Delays by the Environment Agency (EA) in issuing permits threaten a shortage of waste wood next winter, the Wood Recyclers Association (WRA) has warned.
Its chair Andy Hill said that last winter had seen the first real scarcity of waste wood, caused by higher demand and an unusually long and cold winter.
Next winter could prove worse if operators continued to face delays in receiving fire prevention plans (FPPs) and environmental permits from the EA, he said.
Hill said this would be exacerbated by new biomass plants expected to increase demand for waste wood by one million tonnes.
“If the EA does not get to the point where it can grant FPPs and permits to waste wood operators, there is a real danger there will be a shortage of material both for the biomass plants and existing markets including panelboard,” he said.

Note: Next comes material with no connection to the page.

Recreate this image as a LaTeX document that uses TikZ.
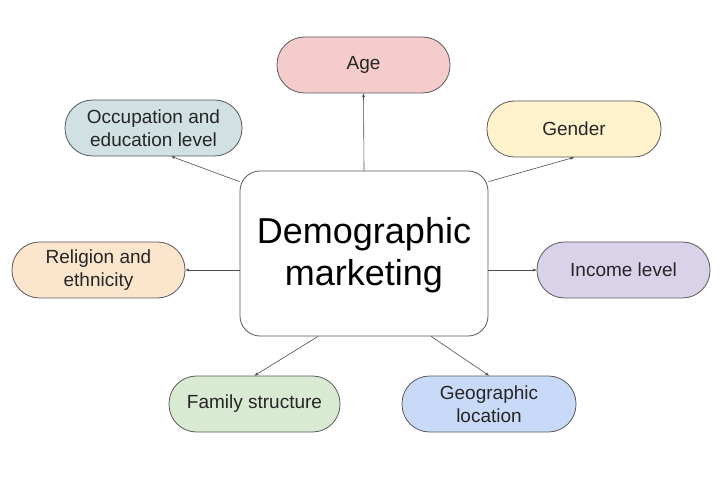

“It is now critical that the EA appreciates how the market has developed. Regulation needs to evolve and be fit for purpose to ensure its needs can be met.”
He said it would be “appalling” if waste wood went to landfill because of “a continual stalling in the granting of permits”.
An EA spokesperson said: “FPPs were introduced as a mechanism to ensure operators of waste sites minimise the risk of fires and reduce the impact if sites do catch fire.
“We are working closely with the WRA and its members to ensure FPPs are in place to enable businesses to operate in a way that is safe.
“We have recruited a new fire protection expert to give technical support on FPPs and environmental permits.”